Type out the data exactly as given. Skip any image.

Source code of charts

┄┄┄┄┄┄┄┄┄┄

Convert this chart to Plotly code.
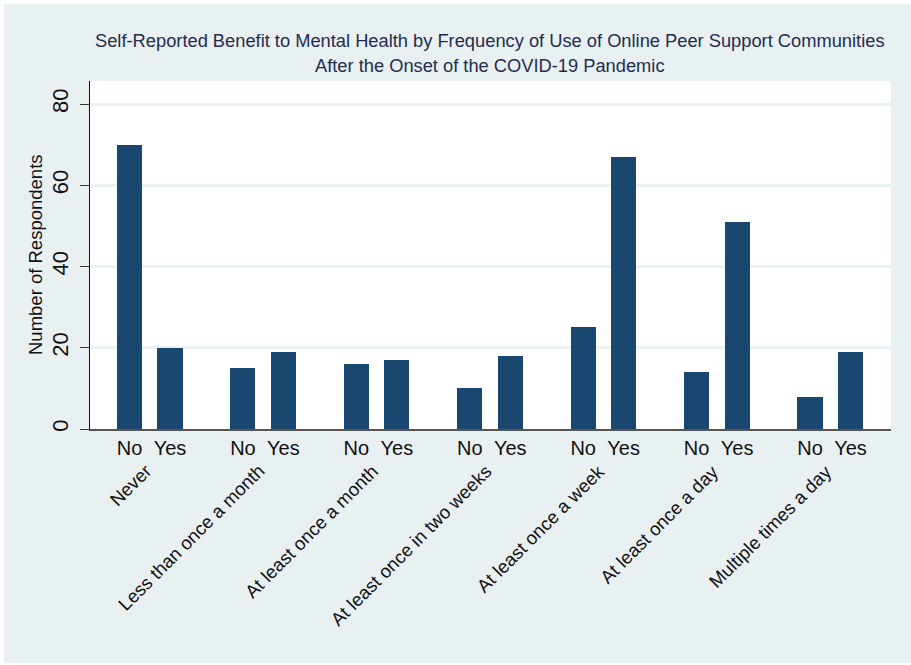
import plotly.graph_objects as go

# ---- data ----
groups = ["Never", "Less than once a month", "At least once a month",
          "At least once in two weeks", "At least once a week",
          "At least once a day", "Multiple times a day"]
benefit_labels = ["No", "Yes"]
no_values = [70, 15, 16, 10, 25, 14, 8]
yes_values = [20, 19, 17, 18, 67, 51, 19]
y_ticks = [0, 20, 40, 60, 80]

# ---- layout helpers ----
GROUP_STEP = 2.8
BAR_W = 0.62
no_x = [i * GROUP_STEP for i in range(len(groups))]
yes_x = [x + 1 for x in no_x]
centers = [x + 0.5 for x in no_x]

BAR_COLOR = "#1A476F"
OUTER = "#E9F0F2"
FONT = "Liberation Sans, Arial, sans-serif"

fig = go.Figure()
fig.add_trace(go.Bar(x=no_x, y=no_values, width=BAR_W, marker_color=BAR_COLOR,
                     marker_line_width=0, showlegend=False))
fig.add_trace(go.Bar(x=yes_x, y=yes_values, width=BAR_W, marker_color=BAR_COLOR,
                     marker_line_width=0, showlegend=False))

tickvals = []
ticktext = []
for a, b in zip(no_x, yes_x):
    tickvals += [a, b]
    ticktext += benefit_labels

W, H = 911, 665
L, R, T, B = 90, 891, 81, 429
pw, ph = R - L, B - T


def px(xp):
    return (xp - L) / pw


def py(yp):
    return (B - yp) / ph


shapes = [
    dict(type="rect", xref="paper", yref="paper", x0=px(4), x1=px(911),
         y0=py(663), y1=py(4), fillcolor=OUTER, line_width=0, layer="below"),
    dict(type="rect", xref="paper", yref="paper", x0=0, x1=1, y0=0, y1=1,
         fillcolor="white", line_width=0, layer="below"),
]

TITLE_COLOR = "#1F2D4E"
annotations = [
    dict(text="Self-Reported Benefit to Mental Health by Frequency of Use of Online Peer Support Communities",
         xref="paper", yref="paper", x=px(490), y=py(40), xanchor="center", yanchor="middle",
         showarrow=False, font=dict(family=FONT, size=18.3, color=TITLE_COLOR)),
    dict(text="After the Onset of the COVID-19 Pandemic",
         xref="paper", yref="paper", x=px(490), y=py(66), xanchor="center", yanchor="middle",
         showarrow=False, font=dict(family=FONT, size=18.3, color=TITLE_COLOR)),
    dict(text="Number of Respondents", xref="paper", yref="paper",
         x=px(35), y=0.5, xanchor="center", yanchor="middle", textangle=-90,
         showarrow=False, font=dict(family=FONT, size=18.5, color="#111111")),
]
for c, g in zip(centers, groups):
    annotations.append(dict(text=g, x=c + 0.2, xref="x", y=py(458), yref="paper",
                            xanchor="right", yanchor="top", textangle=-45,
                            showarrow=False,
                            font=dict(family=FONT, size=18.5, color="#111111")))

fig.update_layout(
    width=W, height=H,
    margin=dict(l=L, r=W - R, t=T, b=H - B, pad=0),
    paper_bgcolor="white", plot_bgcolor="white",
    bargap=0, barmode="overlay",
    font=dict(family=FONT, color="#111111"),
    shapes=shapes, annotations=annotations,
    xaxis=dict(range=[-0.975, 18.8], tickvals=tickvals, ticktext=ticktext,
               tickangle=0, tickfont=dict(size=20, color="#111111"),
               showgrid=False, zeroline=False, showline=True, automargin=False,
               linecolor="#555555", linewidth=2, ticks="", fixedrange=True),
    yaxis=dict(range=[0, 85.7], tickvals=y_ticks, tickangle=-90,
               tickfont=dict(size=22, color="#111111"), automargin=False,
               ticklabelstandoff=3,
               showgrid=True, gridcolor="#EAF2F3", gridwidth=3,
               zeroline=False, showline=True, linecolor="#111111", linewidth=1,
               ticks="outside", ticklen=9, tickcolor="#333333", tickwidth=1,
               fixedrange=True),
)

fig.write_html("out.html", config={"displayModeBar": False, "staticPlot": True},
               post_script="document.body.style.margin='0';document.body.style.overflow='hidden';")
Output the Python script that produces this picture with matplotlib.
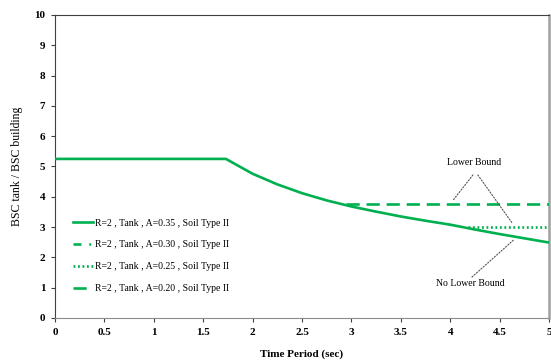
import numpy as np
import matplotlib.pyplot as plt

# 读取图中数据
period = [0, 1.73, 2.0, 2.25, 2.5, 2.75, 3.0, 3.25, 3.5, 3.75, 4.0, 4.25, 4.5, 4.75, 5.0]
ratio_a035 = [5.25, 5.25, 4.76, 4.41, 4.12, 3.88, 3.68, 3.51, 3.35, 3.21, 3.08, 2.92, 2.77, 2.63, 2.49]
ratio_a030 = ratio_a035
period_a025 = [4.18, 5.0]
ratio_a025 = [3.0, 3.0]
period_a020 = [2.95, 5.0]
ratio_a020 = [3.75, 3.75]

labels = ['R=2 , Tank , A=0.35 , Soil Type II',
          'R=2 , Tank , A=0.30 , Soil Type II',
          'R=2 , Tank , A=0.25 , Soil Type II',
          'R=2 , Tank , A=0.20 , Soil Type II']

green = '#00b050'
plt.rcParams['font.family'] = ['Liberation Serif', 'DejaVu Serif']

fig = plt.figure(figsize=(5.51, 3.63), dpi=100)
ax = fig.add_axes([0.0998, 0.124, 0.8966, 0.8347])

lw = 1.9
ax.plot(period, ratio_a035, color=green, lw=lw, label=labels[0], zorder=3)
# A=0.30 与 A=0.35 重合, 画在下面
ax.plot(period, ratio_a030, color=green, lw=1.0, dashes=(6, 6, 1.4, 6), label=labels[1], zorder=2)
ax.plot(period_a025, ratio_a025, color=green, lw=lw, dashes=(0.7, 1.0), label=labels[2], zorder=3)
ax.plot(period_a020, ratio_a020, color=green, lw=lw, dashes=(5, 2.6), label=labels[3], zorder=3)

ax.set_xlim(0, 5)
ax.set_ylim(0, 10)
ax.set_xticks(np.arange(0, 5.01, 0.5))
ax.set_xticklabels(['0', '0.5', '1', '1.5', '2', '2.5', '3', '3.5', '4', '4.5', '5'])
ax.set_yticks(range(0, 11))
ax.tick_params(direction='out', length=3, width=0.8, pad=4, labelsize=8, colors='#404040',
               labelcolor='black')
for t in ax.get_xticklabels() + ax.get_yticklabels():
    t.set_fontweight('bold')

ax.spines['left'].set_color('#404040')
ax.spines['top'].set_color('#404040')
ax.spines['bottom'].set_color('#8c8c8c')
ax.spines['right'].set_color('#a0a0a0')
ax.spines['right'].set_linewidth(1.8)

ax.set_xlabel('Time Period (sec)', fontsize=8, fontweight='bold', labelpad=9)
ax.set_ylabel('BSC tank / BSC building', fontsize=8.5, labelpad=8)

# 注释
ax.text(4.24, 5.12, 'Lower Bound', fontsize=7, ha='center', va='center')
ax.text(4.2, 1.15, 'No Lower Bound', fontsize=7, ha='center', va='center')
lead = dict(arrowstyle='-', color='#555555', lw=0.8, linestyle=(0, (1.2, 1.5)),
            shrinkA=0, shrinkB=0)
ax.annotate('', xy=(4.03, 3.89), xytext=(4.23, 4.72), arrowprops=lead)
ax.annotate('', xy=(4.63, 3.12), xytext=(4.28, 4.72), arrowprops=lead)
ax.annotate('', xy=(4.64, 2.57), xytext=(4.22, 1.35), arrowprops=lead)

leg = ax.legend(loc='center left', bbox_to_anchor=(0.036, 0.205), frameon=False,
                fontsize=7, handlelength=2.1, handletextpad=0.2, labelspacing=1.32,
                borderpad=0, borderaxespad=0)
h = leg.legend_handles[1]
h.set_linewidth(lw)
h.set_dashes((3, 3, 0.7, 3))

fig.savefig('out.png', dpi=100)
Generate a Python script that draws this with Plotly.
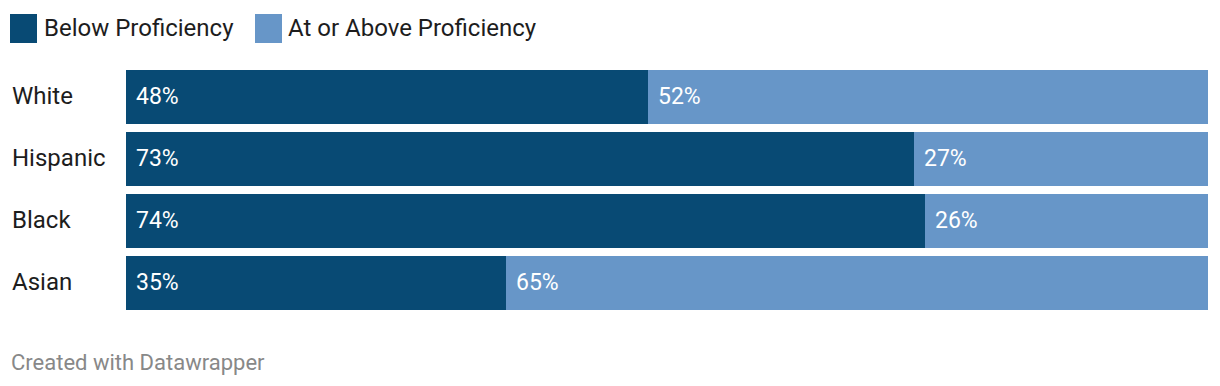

┄┄┄┄┄┄┄┄┄┄

[Solution to this problem]:
Convert this chart to Plotly code.
import plotly.graph_objects as go

# ---- data ----
groups = ["Never", "Less than once a month", "At least once a month",
          "At least once in two weeks", "At least once a week",
          "At least once a day", "Multiple times a day"]
benefit_labels = ["No", "Yes"]
no_values = [70, 15, 16, 10, 25, 14, 8]
yes_values = [20, 19, 17, 18, 67, 51, 19]
y_ticks = [0, 20, 40, 60, 80]

# ---- layout helpers ----
GROUP_STEP = 2.8
BAR_W = 0.62
no_x = [i * GROUP_STEP for i in range(len(groups))]
yes_x = [x + 1 for x in no_x]
centers = [x + 0.5 for x in no_x]

BAR_COLOR = "#1A476F"
OUTER = "#E9F0F2"
FONT = "Liberation Sans, Arial, sans-serif"

fig = go.Figure()
fig.add_trace(go.Bar(x=no_x, y=no_values, width=BAR_W, marker_color=BAR_COLOR,
                     marker_line_width=0, showlegend=False))
fig.add_trace(go.Bar(x=yes_x, y=yes_values, width=BAR_W, marker_color=BAR_COLOR,
                     marker_line_width=0, showlegend=False))

tickvals = []
ticktext = []
for a, b in zip(no_x, yes_x):
    tickvals += [a, b]
    ticktext += benefit_labels

W, H = 911, 665
L, R, T, B = 90, 891, 81, 429
pw, ph = R - L, B - T


def px(xp):
    return (xp - L) / pw


def py(yp):
    return (B - yp) / ph


shapes = [
    dict(type="rect", xref="paper", yref="paper", x0=px(4), x1=px(911),
         y0=py(663), y1=py(4), fillcolor=OUTER, line_width=0, layer="below"),
    dict(type="rect", xref="paper", yref="paper", x0=0, x1=1, y0=0, y1=1,
         fillcolor="white", line_width=0, layer="below"),
]

TITLE_COLOR = "#1F2D4E"
annotations = [
    dict(text="Self-Reported Benefit to Mental Health by Frequency of Use of Online Peer Support Communities",
         xref="paper", yref="paper", x=px(490), y=py(40), xanchor="center", yanchor="middle",
         showarrow=False, font=dict(family=FONT, size=18.3, color=TITLE_COLOR)),
    dict(text="After the Onset of the COVID-19 Pandemic",
         xref="paper", yref="paper", x=px(490), y=py(66), xanchor="center", yanchor="middle",
         showarrow=False, font=dict(family=FONT, size=18.3, color=TITLE_COLOR)),
    dict(text="Number of Respondents", xref="paper", yref="paper",
         x=px(35), y=0.5, xanchor="center", yanchor="middle", textangle=-90,
         showarrow=False, font=dict(family=FONT, size=18.5, color="#111111")),
]
for c, g in zip(centers, groups):
    annotations.append(dict(text=g, x=c + 0.2, xref="x", y=py(458), yref="paper",
                            xanchor="right", yanchor="top", textangle=-45,
                            showarrow=False,
                            font=dict(family=FONT, size=18.5, color="#111111")))

fig.update_layout(
    width=W, height=H,
    margin=dict(l=L, r=W - R, t=T, b=H - B, pad=0),
    paper_bgcolor="white", plot_bgcolor="white",
    bargap=0, barmode="overlay",
    font=dict(family=FONT, color="#111111"),
    shapes=shapes, annotations=annotations,
    xaxis=dict(range=[-0.975, 18.8], tickvals=tickvals, ticktext=ticktext,
               tickangle=0, tickfont=dict(size=20, color="#111111"),
               showgrid=False, zeroline=False, showline=True, automargin=False,
               linecolor="#555555", linewidth=2, ticks="", fixedrange=True),
    yaxis=dict(range=[0, 85.7], tickvals=y_ticks, tickangle=-90,
               tickfont=dict(size=22, color="#111111"), automargin=False,
               ticklabelstandoff=3,
               showgrid=True, gridcolor="#EAF2F3", gridwidth=3,
               zeroline=False, showline=True, linecolor="#111111", linewidth=1,
               ticks="outside", ticklen=9, tickcolor="#333333", tickwidth=1,
               fixedrange=True),
)

fig.write_html("out.html", config={"displayModeBar": False, "staticPlot": True},
               post_script="document.body.style.margin='0';document.body.style.overflow='hidden';")
Output the Python script that produces this picture with matplotlib.
import numpy as np
import matplotlib.pyplot as plt

# 读取图中数据
period = [0, 1.73, 2.0, 2.25, 2.5, 2.75, 3.0, 3.25, 3.5, 3.75, 4.0, 4.25, 4.5, 4.75, 5.0]
ratio_a035 = [5.25, 5.25, 4.76, 4.41, 4.12, 3.88, 3.68, 3.51, 3.35, 3.21, 3.08, 2.92, 2.77, 2.63, 2.49]
ratio_a030 = ratio_a035
period_a025 = [4.18, 5.0]
ratio_a025 = [3.0, 3.0]
period_a020 = [2.95, 5.0]
ratio_a020 = [3.75, 3.75]

labels = ['R=2 , Tank , A=0.35 , Soil Type II',
          'R=2 , Tank , A=0.30 , Soil Type II',
          'R=2 , Tank , A=0.25 , Soil Type II',
          'R=2 , Tank , A=0.20 , Soil Type II']

green = '#00b050'
plt.rcParams['font.family'] = ['Liberation Serif', 'DejaVu Serif']

fig = plt.figure(figsize=(5.51, 3.63), dpi=100)
ax = fig.add_axes([0.0998, 0.124, 0.8966, 0.8347])

lw = 1.9
ax.plot(period, ratio_a035, color=green, lw=lw, label=labels[0], zorder=3)
# A=0.30 与 A=0.35 重合, 画在下面
ax.plot(period, ratio_a030, color=green, lw=1.0, dashes=(6, 6, 1.4, 6), label=labels[1], zorder=2)
ax.plot(period_a025, ratio_a025, color=green, lw=lw, dashes=(0.7, 1.0), label=labels[2], zorder=3)
ax.plot(period_a020, ratio_a020, color=green, lw=lw, dashes=(5, 2.6), label=labels[3], zorder=3)

ax.set_xlim(0, 5)
ax.set_ylim(0, 10)
ax.set_xticks(np.arange(0, 5.01, 0.5))
ax.set_xticklabels(['0', '0.5', '1', '1.5', '2', '2.5', '3', '3.5', '4', '4.5', '5'])
ax.set_yticks(range(0, 11))
ax.tick_params(direction='out', length=3, width=0.8, pad=4, labelsize=8, colors='#404040',
               labelcolor='black')
for t in ax.get_xticklabels() + ax.get_yticklabels():
    t.set_fontweight('bold')

ax.spines['left'].set_color('#404040')
ax.spines['top'].set_color('#404040')
ax.spines['bottom'].set_color('#8c8c8c')
ax.spines['right'].set_color('#a0a0a0')
ax.spines['right'].set_linewidth(1.8)

ax.set_xlabel('Time Period (sec)', fontsize=8, fontweight='bold', labelpad=9)
ax.set_ylabel('BSC tank / BSC building', fontsize=8.5, labelpad=8)

# 注释
ax.text(4.24, 5.12, 'Lower Bound', fontsize=7, ha='center', va='center')
ax.text(4.2, 1.15, 'No Lower Bound', fontsize=7, ha='center', va='center')
lead = dict(arrowstyle='-', color='#555555', lw=0.8, linestyle=(0, (1.2, 1.5)),
            shrinkA=0, shrinkB=0)
ax.annotate('', xy=(4.03, 3.89), xytext=(4.23, 4.72), arrowprops=lead)
ax.annotate('', xy=(4.63, 3.12), xytext=(4.28, 4.72), arrowprops=lead)
ax.annotate('', xy=(4.64, 2.57), xytext=(4.22, 1.35), arrowprops=lead)

leg = ax.legend(loc='center left', bbox_to_anchor=(0.036, 0.205), frameon=False,
                fontsize=7, handlelength=2.1, handletextpad=0.2, labelspacing=1.32,
                borderpad=0, borderaxespad=0)
h = leg.legend_handles[1]
h.set_linewidth(lw)
h.set_dashes((3, 3, 0.7, 3))

fig.savefig('out.png', dpi=100)
Generate a Python script that draws this with Plotly.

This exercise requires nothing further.